Frances and Arjay Miller Prize in Social Innovation

The Frances and Arjay Miller Prize in Social Innovation rewards students who demonstrate an exceptional commitment to public good and is awarded to graduating students who plan to focus on social or environmental impact in the next phase of their careers.

Making money is the easy part — it’s making the world a better place that is the hard part. I wanted to encourage students to find unique ways to overcome social challenges, and I’m thrilled with the change these programs have inspired over the past few years.
Arjay Miller

This year, students Ali Goldsworthy (MSx) and Benjamin Fernandes (MBA) were selected for the prize and will each receive a stipend of $20,000 to facilitate their transition after graduation.

Through the fellowship, Goldsworthy plans to put her insights into politics to good use in the nonprofit sector while Fernandes is working on building a financial institution driving forward digital financial services in East Africa.
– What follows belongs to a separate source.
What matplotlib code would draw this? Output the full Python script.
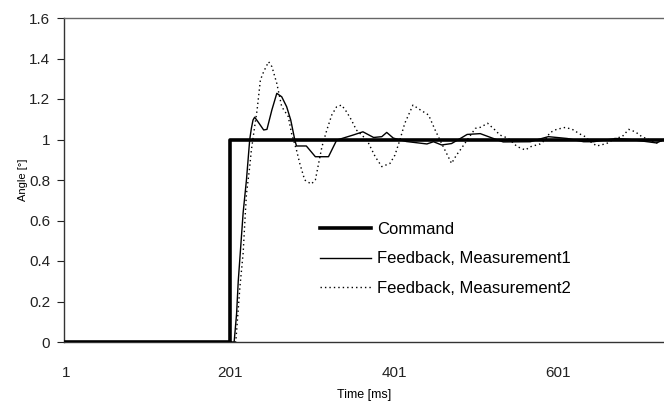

Fernandes will initially launch these services in Tanzania to support the 80-percent unbanked population.

Miller Social Change Leadership Award

Recipients of the Miller Social Change Leadership Award are selected based on their focus on social innovation through academic coursework and practical application, as well as their leadership within and contributions to Stanford GSB community of social and environmental innovators during their time at Stanford GSB. This year, the award recognized the following students:

  • Shruthi Baskaran, MBA
  • Eli Bildner, MBA
  • Emma Chastain, MBA
  • Benjamin Fernandes, MBA
  • Ali Goldsworthy, MSx
  • Kate Kraft, MBA
  • Mark Moeremans, MBA
  • Jenna Nicholas, MBA
  • Tom Petit, MBA
  • Karen Warner, MBA
  • Charles Zhu, MBA
MBA student Jenna Nicholas is the creator of Impact Experience, an organization that brings together investors, philanthropists, entrepreneurs, innovators, and community leaders to solve economic challenges. | Stacy Geiken

A special version of the award was presented to James M. Patell, the Herbert Hoover Professor of Public and Private Management, Emeritus. In 1985, Patell revitalized the Public Management Program by expanding its scope to include nonprofit, corporate, and community leadership as well as social ventures and championed its success through multiple leadership changes and economic downturns.